→ **EXERCISE**: In the listing below, locate the lines bearing the word "this". Copy every one of them.

→ **SUPPLIED RECORDS**:

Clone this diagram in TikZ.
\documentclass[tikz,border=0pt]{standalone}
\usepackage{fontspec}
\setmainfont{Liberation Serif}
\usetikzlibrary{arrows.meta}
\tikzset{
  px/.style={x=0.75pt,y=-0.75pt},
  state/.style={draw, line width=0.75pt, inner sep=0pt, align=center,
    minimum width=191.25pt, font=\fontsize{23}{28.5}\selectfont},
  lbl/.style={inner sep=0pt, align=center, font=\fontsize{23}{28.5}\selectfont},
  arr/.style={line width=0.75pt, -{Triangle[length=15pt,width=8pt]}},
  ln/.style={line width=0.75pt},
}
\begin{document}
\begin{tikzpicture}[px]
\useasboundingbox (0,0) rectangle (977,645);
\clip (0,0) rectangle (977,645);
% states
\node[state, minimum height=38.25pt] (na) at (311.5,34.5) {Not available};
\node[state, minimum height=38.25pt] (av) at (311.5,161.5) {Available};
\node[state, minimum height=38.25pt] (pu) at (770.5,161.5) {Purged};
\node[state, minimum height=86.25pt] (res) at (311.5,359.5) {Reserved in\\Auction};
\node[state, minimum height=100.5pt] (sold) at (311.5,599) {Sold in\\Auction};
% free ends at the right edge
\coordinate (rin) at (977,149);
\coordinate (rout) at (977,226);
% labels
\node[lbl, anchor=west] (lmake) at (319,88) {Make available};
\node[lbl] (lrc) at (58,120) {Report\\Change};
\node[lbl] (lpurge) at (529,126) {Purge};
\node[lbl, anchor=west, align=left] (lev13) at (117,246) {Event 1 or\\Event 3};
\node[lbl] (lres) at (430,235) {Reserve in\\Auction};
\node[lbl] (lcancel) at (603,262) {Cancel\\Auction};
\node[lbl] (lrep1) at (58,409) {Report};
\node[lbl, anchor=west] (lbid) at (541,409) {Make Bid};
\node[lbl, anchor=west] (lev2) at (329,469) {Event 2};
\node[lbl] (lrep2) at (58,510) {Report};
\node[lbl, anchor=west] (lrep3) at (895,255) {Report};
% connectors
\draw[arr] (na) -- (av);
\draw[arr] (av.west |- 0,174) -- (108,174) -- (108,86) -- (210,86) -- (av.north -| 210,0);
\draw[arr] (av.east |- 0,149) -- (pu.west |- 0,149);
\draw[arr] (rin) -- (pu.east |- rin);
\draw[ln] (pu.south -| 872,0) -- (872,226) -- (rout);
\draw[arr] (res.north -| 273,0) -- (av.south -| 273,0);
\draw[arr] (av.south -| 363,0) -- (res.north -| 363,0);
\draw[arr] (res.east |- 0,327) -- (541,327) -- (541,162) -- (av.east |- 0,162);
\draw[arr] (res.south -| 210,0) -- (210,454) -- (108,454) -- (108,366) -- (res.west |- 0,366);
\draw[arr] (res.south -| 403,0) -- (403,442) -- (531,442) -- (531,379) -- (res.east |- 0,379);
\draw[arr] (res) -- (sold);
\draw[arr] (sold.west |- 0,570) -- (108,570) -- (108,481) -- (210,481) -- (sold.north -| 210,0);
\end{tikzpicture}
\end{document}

--

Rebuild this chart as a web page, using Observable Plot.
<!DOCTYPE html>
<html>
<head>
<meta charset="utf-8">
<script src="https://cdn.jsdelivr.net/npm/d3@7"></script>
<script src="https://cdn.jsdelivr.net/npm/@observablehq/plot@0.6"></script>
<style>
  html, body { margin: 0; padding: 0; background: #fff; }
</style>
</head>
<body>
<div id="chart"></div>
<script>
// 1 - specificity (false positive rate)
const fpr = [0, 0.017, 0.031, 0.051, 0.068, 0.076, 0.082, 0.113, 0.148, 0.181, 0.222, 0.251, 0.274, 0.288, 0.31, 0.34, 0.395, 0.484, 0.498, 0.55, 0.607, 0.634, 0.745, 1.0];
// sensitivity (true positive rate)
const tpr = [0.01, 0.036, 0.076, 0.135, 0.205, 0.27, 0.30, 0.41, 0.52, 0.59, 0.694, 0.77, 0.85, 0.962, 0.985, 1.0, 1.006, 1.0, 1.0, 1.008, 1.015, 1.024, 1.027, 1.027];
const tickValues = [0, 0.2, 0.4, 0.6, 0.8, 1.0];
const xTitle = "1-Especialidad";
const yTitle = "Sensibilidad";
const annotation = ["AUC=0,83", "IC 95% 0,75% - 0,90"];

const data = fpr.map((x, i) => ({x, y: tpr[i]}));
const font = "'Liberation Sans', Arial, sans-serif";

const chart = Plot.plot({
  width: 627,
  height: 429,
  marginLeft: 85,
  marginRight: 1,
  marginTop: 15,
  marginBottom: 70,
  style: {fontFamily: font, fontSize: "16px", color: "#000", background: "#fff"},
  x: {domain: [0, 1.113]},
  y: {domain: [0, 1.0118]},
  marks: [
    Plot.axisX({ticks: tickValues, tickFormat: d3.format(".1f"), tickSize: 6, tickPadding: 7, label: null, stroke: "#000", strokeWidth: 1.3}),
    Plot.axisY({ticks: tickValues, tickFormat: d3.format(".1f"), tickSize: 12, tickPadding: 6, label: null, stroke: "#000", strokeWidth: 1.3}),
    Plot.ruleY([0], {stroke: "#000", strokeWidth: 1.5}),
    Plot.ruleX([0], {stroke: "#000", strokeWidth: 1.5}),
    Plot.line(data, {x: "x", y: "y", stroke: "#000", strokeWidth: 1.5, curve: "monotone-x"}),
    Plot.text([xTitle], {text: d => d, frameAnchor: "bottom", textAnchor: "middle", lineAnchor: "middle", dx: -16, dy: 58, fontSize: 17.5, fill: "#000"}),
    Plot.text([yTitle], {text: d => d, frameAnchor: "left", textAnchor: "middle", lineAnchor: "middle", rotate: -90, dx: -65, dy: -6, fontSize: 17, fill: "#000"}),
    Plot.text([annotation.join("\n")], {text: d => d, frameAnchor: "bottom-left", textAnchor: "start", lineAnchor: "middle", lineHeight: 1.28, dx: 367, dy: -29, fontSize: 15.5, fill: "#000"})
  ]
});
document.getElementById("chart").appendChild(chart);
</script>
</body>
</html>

→ **COMPLETE RESPONSE**:
Clone this diagram in TikZ.
Rebuild this chart as a web page, using Observable Plot.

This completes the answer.